Huong employs a contrast in description of aesthetics, as well as contrasts in symbolic meaning, to communicate the difference of depth between Hang’s connection with her hometown, and her connection with Russia.

1. Description of Vietnam:

Ex: “I saw the roof of the shack in Hanoi where my mother lived […] The acrid smell of tar was overpowering, nauseating[…] The place reeked of urine. This was my street; I had grown up here.” 

In the preceding quote from Paradise of the Blind, Huong communicates a sense of familarity. Huong’s use of unforgiving descriptors to depict the aesthetics of the shack contributes to the portrayal of the extent of Hang’s familiarity with her home. The familiarity here is not communicated through descriptions of Russia, as Duong strategically directs focus onto the ethereal aspects of the foreign land.

Ex: “The Noi Bai Airport[…] the swarms of people, the suffocating heat. Even worse was the anxiety, the fear that tormented these people as they went through customs formalities. Their numbed, panicky faces, their hair clammy with sweat…” 

Here, Huong accentuates the sense of place through the description of people, and not the description of setting. Huong’s attention to details such as that of the faces of others in Vietnam is symbolic of Hang’s connection with her homeland.

2. Description of Russia

Ex: “Outside, the sun shone, but here, I could feel the chill of exile under my skin, in my bones.” 

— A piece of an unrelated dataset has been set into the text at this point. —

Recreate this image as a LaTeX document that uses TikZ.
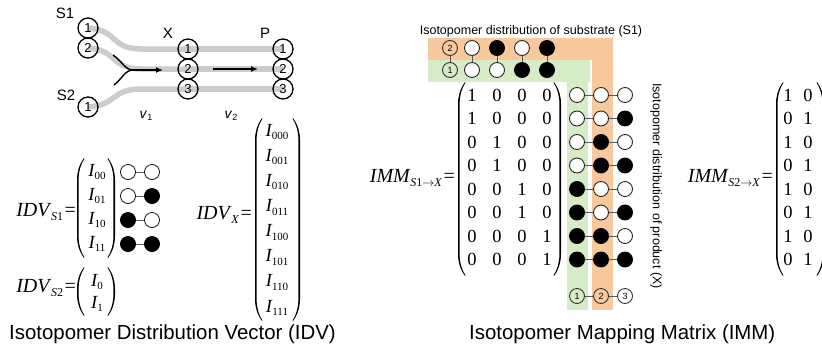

In this quote, Huong utilizes personification to communicate the sense of exile. Here, Huong expresses, through the character of Hang, the contrast between Hang’s external world and her internal world, highlighting the importance of the sense of self in defining the sense of home. The “chill,” or cold depicted here is symbolic of Hang’s sense of disconnect with Russia, further defining the sense of exile.

Ex: “It was five in the evening, and everything was radiant, bathed in the hazy gold sunset: the buildings, the tree-lined streets, the woods scattered through the suburbs. Even the dresses on the young girls seemed to float more seductively.”

In this quote, Hang takes on a tone of admiration, which offers insight into Hang’s surface level connection to Moscow, Russia. Huong’s use of dream-like imagery contrasts the stark realism displayed in the description of her home in Vietnam.

“In the sad, uncertain half-light of the evening, I could just make out an old house with a pointed roof and a chimney. The sight of the house stirred something in me: a vision of a former life, my own that of my parents, of my friends, of my country’ a past to which each of us is linked, inextricably, by the ties of blood and race.”

In this description, Huong employs description to display Hang’s sense of displacement. The extent of Hang’s feelings of exile are manifested in her desire to recreate the sense of home, while away from home.

Huong’s description of the structural details of Russia (buildings, an old house, etc.) contrasts her diligence in describing integral details of Vietnam (faces, aromas, etc.) to effectively symbolize the contrast between Hang’s connection to each of the places. 

In conclusion, we find that the sense of place throughout Paradise of the Blind exists in numerous mediums and is expressed through the use of various literary devices.